The boy's parents say they can provide a better upbringing for the baby than Crane can. Her household includes her stepfather, David L. Jacobs, who was convicted of domestic violence last year for hitting, choking and pointing a gun at Crane's 17-year-old sister and was placed on two years' probation, court records show.

"We don't want to have our granddaughter abused by these people," the boy's father said. "We are trying to do the right thing.

"The child support was the icing on the cake. I couldn't believe that our son has to pay child support to his abuser."

The Dispatch does not identify victims of sexual abuse.

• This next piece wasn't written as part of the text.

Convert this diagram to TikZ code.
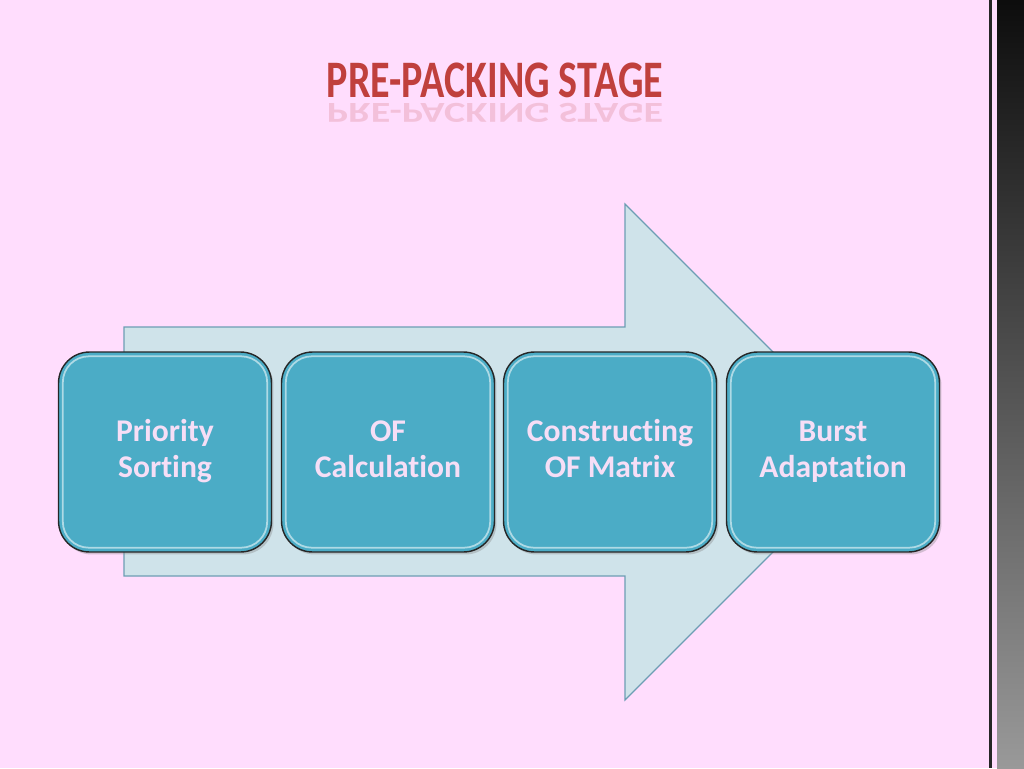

Crane is scheduled for a pretrial conference before Common Pleas Judge Richard E. Berens on Aug. 21. A hearing and a status conference in the custody dispute are scheduled for next month before Domestic Relations Judge Kathy S. Mowry.

Crane, now 21, is not a suitable custodial parent in part because she may have committed a felony by having sexual intercourse with a minor younger than 16, the boy's parents argue in court papers seeking custody.

Crane declined to comment. She is free on a $5,000 recognizance bond pending trial. Her attorney, Sandra Davis, did not return calls. Lawyer Jennifer Strunk, the court-appointed guardian ad litem representing the baby's interests, said through a spokesman that she could not comment.

That a 19-year-old woman had sex with a 15-year-old boy might seem like no big deal to some, but it is a serious charge, said Assistant Prosecutor Julia Dillon.

It makes no difference that it is an adult female charged with unlawful sexual conduct with a minor boy rather than the more common instance of an adult male charged with unlawful sexual conduct with a minor girl.

"It is an age and maturity issue, not a gender issue," Dillon said. "He's a young boy coming into his own, being taken advantage of by an adult."

There could yet be a plea agreement. "I have made what I consider to be a reasonable offer, but I have not received a response," she said.

The incident has had lasting affects on the boy, now 16, his mother said.

"He has nightmares, he is stressed out," she said. "He is a father, even though it was a crime for him to be a father. His life is changed forever."

Crane got to know the family while she worked at a local movie theater with the boy's older sister. When Crane said that her stepfather was abusive, his family allowed her to move in with them.

The boy's sister later bought her own home and Crane moved in with her. It was there last summer that Crane had sex with their son at least twice, his parents said.